#### [What is needed]
Start at the top of the records and, please, print each line exactly through the line that contains "75.4, 72.0, 70.0]", leaving out all pictures.

Extracted data entries

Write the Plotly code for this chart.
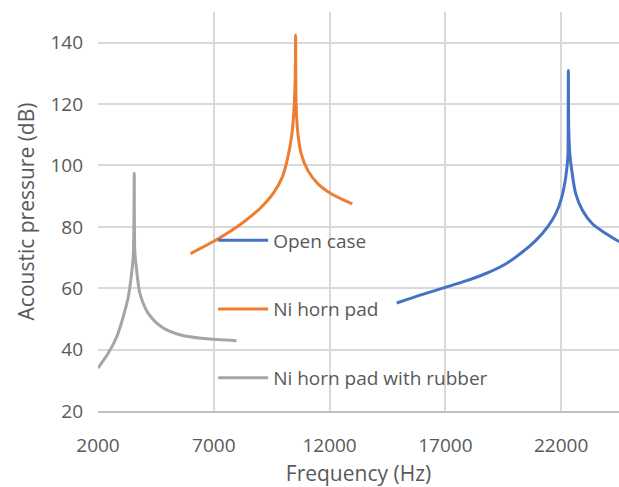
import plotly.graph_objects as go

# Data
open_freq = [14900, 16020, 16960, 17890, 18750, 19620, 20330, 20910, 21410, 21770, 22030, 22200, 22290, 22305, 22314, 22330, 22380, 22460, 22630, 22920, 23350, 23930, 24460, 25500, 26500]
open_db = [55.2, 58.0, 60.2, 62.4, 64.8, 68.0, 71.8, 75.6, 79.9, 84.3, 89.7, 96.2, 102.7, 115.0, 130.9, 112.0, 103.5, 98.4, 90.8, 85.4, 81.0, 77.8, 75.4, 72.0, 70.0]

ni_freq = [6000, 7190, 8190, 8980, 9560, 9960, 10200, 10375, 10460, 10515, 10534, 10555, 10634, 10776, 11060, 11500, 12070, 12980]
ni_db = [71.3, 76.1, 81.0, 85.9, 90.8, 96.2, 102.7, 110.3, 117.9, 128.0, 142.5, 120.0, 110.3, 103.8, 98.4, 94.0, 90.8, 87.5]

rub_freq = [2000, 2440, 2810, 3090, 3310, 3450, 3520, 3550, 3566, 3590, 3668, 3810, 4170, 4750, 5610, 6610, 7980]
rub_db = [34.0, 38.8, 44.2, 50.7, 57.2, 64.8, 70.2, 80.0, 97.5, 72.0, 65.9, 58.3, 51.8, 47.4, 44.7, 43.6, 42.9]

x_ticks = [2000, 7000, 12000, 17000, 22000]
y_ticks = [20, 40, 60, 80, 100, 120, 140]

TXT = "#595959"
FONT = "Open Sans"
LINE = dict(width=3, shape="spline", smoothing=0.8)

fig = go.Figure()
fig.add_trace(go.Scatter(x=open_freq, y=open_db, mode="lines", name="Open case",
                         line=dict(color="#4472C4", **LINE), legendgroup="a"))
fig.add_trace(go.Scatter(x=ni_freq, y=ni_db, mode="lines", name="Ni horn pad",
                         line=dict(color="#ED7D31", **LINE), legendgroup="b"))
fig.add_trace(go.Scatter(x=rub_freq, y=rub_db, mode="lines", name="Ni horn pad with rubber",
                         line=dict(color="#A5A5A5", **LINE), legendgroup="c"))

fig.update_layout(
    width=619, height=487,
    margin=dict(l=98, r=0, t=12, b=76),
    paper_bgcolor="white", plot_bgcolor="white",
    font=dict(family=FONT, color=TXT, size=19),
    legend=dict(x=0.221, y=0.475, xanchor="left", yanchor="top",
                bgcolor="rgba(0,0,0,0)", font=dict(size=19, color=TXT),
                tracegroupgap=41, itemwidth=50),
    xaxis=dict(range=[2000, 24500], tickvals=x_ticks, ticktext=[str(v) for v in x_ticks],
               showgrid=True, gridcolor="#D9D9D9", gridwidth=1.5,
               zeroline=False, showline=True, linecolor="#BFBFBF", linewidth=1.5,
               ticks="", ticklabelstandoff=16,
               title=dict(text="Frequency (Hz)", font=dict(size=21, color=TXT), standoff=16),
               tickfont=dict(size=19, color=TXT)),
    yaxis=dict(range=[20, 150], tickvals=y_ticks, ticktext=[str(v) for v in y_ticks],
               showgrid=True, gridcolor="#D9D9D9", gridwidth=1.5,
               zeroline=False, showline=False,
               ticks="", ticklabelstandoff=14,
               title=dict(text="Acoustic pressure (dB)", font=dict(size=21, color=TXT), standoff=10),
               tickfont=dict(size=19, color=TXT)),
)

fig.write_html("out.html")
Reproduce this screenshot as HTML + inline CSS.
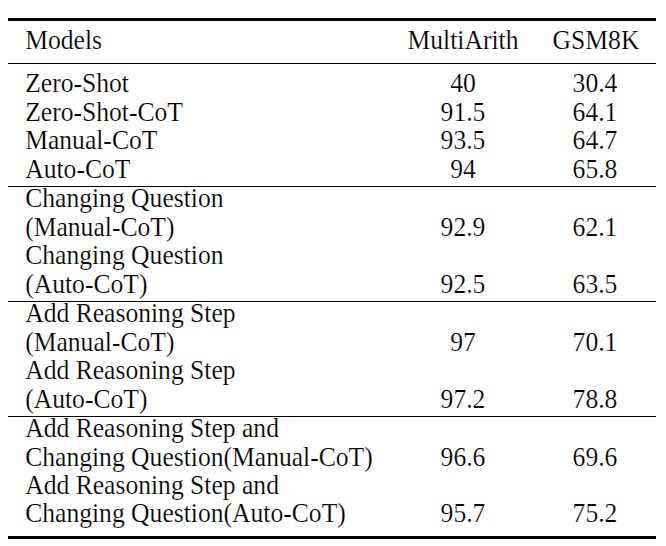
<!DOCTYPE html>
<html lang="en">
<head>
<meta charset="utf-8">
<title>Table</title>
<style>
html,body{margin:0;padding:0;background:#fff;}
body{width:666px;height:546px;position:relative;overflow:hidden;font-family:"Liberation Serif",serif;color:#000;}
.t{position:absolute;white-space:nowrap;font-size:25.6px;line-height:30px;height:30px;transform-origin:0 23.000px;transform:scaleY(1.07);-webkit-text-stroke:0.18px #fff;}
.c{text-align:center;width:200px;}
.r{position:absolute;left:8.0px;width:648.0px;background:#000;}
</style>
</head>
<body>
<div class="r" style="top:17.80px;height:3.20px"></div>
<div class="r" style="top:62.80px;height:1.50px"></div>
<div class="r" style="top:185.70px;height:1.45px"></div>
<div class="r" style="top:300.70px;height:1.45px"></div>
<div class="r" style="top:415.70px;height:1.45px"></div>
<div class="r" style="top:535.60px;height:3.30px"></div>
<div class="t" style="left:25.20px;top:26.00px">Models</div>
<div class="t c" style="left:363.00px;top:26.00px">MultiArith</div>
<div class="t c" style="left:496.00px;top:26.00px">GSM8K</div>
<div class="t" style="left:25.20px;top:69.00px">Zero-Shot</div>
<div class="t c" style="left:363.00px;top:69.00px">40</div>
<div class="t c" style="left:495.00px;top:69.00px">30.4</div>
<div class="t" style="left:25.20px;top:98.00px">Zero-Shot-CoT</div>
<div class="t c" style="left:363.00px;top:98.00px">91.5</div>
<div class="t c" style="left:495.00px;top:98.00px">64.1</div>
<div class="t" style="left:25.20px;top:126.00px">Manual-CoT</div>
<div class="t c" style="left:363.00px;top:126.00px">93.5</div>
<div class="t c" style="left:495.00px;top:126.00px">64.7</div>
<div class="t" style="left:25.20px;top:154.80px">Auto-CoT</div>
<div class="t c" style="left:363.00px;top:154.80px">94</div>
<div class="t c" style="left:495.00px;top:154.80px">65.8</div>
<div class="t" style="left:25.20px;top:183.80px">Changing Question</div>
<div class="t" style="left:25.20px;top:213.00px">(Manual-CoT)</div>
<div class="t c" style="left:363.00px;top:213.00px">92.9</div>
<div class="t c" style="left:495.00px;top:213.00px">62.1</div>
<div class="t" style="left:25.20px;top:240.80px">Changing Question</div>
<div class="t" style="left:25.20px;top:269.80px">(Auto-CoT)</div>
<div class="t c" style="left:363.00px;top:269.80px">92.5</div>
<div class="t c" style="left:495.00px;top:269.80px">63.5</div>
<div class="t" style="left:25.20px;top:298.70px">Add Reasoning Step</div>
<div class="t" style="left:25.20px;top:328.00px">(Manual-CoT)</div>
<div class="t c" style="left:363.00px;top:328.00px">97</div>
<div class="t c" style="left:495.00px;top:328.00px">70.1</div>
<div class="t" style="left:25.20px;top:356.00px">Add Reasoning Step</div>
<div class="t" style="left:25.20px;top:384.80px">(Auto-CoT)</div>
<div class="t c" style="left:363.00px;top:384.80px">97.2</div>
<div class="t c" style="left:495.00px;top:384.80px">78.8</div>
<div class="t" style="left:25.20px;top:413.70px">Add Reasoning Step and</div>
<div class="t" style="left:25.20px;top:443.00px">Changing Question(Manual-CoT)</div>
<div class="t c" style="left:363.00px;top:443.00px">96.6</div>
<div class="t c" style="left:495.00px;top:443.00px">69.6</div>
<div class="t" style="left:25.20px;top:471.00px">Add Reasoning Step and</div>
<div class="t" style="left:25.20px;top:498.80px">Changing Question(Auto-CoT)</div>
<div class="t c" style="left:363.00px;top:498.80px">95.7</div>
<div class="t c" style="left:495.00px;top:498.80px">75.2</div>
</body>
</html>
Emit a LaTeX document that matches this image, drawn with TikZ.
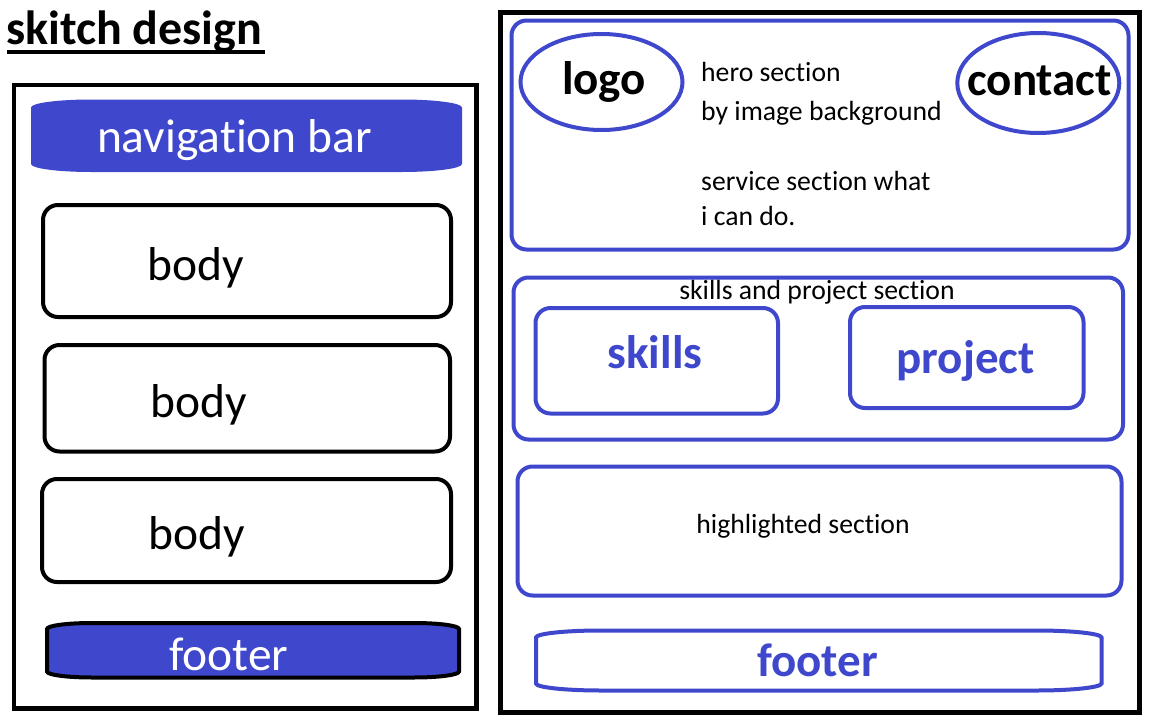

#### [Answer]
Write the Plotly code for this chart.
import plotly.graph_objects as go

# Data
open_freq = [14900, 16020, 16960, 17890, 18750, 19620, 20330, 20910, 21410, 21770, 22030, 22200, 22290, 22305, 22314, 22330, 22380, 22460, 22630, 22920, 23350, 23930, 24460, 25500, 26500]
open_db = [55.2, 58.0, 60.2, 62.4, 64.8, 68.0, 71.8, 75.6, 79.9, 84.3, 89.7, 96.2, 102.7, 115.0, 130.9, 112.0, 103.5, 98.4, 90.8, 85.4, 81.0, 77.8, 75.4, 72.0, 70.0]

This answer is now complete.